**SHORT TASK:** Pictures in the data below are not part of the copy; transcribe everything else exactly.

Records with drawing code:
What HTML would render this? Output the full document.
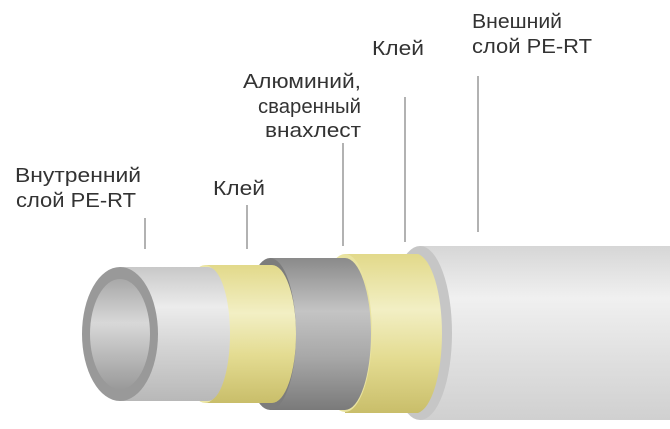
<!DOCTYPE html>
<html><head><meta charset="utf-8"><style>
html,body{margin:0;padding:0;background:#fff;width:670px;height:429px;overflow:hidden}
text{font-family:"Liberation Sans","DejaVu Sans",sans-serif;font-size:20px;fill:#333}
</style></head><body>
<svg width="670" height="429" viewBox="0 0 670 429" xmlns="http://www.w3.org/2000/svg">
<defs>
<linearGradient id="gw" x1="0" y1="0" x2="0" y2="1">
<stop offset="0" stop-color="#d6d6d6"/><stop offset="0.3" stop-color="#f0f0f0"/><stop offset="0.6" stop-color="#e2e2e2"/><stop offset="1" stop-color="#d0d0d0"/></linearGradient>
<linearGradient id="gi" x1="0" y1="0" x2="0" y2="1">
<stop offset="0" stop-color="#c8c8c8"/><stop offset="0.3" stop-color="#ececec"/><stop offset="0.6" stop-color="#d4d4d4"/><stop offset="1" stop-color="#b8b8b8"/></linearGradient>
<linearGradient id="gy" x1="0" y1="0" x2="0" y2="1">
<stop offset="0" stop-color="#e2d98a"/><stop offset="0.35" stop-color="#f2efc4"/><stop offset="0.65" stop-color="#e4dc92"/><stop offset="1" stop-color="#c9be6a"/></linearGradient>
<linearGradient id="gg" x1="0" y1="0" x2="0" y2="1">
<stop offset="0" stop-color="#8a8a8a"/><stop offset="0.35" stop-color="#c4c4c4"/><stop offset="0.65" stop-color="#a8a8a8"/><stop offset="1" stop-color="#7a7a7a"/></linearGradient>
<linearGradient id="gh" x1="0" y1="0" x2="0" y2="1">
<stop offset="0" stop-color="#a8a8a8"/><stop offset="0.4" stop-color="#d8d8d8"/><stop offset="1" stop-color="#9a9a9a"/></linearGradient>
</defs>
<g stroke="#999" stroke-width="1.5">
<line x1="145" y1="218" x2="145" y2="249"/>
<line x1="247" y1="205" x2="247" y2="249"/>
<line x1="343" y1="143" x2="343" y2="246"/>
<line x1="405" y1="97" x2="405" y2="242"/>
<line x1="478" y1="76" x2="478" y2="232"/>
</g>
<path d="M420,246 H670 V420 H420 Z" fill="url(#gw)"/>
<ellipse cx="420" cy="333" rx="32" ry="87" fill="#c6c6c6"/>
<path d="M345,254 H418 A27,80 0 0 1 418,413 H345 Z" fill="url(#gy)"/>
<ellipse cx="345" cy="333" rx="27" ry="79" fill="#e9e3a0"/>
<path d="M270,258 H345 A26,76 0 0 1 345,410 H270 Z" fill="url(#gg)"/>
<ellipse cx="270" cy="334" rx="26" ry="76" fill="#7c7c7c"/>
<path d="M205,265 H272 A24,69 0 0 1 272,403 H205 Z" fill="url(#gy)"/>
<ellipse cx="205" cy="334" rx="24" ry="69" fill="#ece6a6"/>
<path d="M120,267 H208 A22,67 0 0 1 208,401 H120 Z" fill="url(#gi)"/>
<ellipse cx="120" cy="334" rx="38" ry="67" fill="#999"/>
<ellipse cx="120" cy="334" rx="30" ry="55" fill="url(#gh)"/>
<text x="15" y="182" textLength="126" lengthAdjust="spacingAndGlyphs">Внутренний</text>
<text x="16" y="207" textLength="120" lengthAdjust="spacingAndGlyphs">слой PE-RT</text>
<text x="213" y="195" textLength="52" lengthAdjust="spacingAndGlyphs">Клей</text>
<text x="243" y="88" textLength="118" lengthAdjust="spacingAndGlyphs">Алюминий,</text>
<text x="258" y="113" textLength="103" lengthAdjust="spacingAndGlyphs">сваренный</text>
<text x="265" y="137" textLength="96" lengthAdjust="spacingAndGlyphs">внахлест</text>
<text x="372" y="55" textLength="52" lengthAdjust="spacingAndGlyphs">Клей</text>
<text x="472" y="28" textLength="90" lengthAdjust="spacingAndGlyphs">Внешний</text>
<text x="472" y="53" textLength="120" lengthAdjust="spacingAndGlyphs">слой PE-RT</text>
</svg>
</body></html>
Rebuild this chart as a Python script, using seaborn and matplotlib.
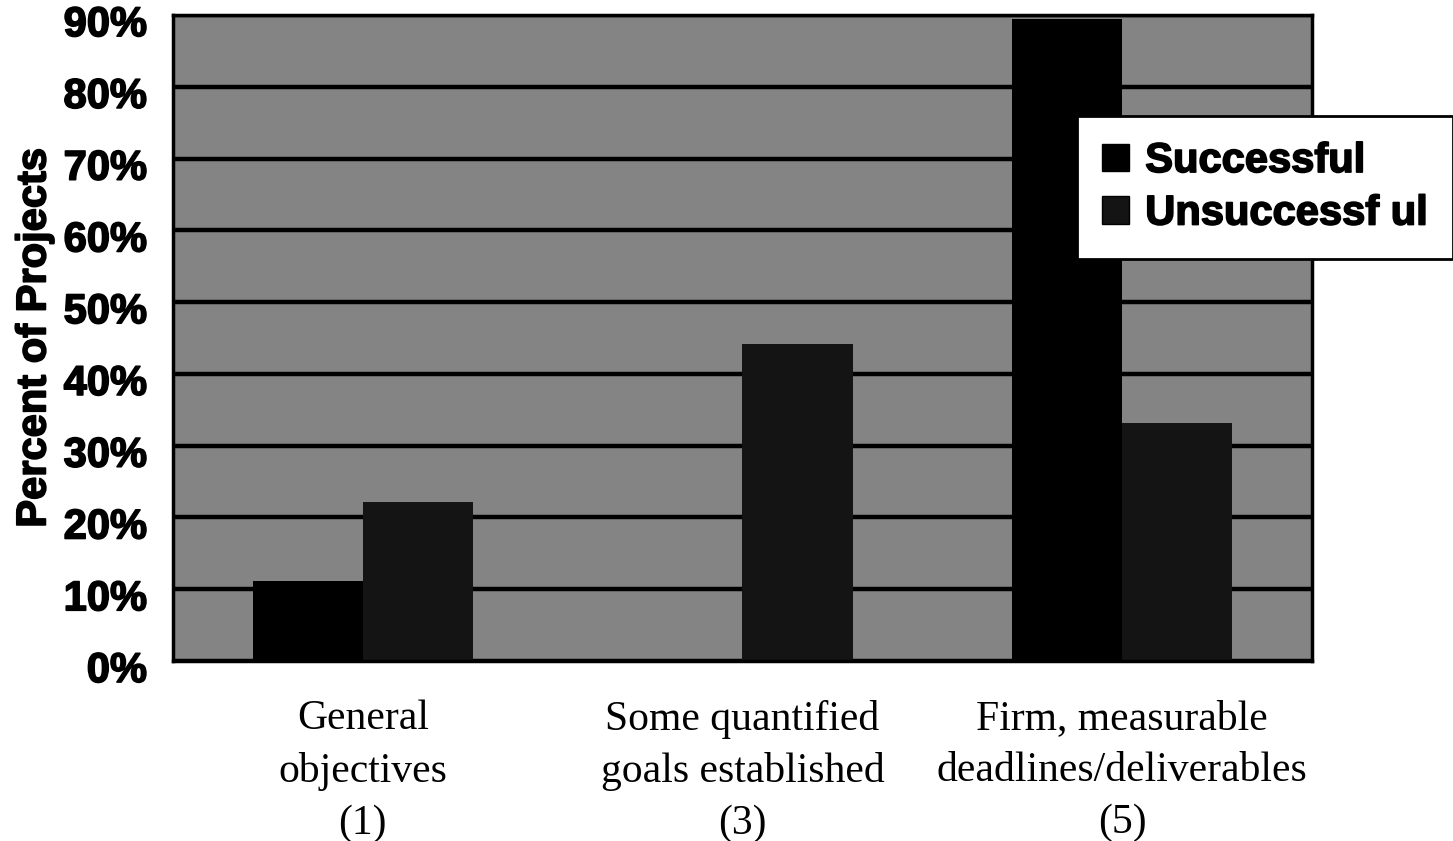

**COMPLETE OUTPUT:**
What HTML would render this? Output the full document.
<!DOCTYPE html>
<html><head><meta charset="utf-8"><style>
html,body{margin:0;padding:0;background:#fff;width:670px;height:429px;overflow:hidden}
text{font-family:"Liberation Sans","DejaVu Sans",sans-serif;font-size:20px;fill:#333}
</style></head><body>
<svg width="670" height="429" viewBox="0 0 670 429" xmlns="http://www.w3.org/2000/svg">
<defs>
<linearGradient id="gw" x1="0" y1="0" x2="0" y2="1">
<stop offset="0" stop-color="#d6d6d6"/><stop offset="0.3" stop-color="#f0f0f0"/><stop offset="0.6" stop-color="#e2e2e2"/><stop offset="1" stop-color="#d0d0d0"/></linearGradient>
<linearGradient id="gi" x1="0" y1="0" x2="0" y2="1">
<stop offset="0" stop-color="#c8c8c8"/><stop offset="0.3" stop-color="#ececec"/><stop offset="0.6" stop-color="#d4d4d4"/><stop offset="1" stop-color="#b8b8b8"/></linearGradient>
<linearGradient id="gy" x1="0" y1="0" x2="0" y2="1">
<stop offset="0" stop-color="#e2d98a"/><stop offset="0.35" stop-color="#f2efc4"/><stop offset="0.65" stop-color="#e4dc92"/><stop offset="1" stop-color="#c9be6a"/></linearGradient>
<linearGradient id="gg" x1="0" y1="0" x2="0" y2="1">
<stop offset="0" stop-color="#8a8a8a"/><stop offset="0.35" stop-color="#c4c4c4"/><stop offset="0.65" stop-color="#a8a8a8"/><stop offset="1" stop-color="#7a7a7a"/></linearGradient>
<linearGradient id="gh" x1="0" y1="0" x2="0" y2="1">
<stop offset="0" stop-color="#a8a8a8"/><stop offset="0.4" stop-color="#d8d8d8"/><stop offset="1" stop-color="#9a9a9a"/></linearGradient>
</defs>
<g stroke="#999" stroke-width="1.5">
<line x1="145" y1="218" x2="145" y2="249"/>
<line x1="247" y1="205" x2="247" y2="249"/>
<line x1="343" y1="143" x2="343" y2="246"/>
<line x1="405" y1="97" x2="405" y2="242"/>
<line x1="478" y1="76" x2="478" y2="232"/>
</g>
<path d="M420,246 H670 V420 H420 Z" fill="url(#gw)"/>
<ellipse cx="420" cy="333" rx="32" ry="87" fill="#c6c6c6"/>
<path d="M345,254 H418 A27,80 0 0 1 418,413 H345 Z" fill="url(#gy)"/>
<ellipse cx="345" cy="333" rx="27" ry="79" fill="#e9e3a0"/>
<path d="M270,258 H345 A26,76 0 0 1 345,410 H270 Z" fill="url(#gg)"/>
<ellipse cx="270" cy="334" rx="26" ry="76" fill="#7c7c7c"/>
<path d="M205,265 H272 A24,69 0 0 1 272,403 H205 Z" fill="url(#gy)"/>
<ellipse cx="205" cy="334" rx="24" ry="69" fill="#ece6a6"/>
<path d="M120,267 H208 A22,67 0 0 1 208,401 H120 Z" fill="url(#gi)"/>
<ellipse cx="120" cy="334" rx="38" ry="67" fill="#999"/>
<ellipse cx="120" cy="334" rx="30" ry="55" fill="url(#gh)"/>
<text x="15" y="182" textLength="126" lengthAdjust="spacingAndGlyphs">Внутренний</text>
<text x="16" y="207" textLength="120" lengthAdjust="spacingAndGlyphs">слой PE-RT</text>
<text x="213" y="195" textLength="52" lengthAdjust="spacingAndGlyphs">Клей</text>
<text x="243" y="88" textLength="118" lengthAdjust="spacingAndGlyphs">Алюминий,</text>
<text x="258" y="113" textLength="103" lengthAdjust="spacingAndGlyphs">сваренный</text>
<text x="265" y="137" textLength="96" lengthAdjust="spacingAndGlyphs">внахлест</text>
<text x="372" y="55" textLength="52" lengthAdjust="spacingAndGlyphs">Клей</text>
<text x="472" y="28" textLength="90" lengthAdjust="spacingAndGlyphs">Внешний</text>
<text x="472" y="53" textLength="120" lengthAdjust="spacingAndGlyphs">слой PE-RT</text>
</svg>
</body></html>
Rebuild this chart as a Python script, using seaborn and matplotlib.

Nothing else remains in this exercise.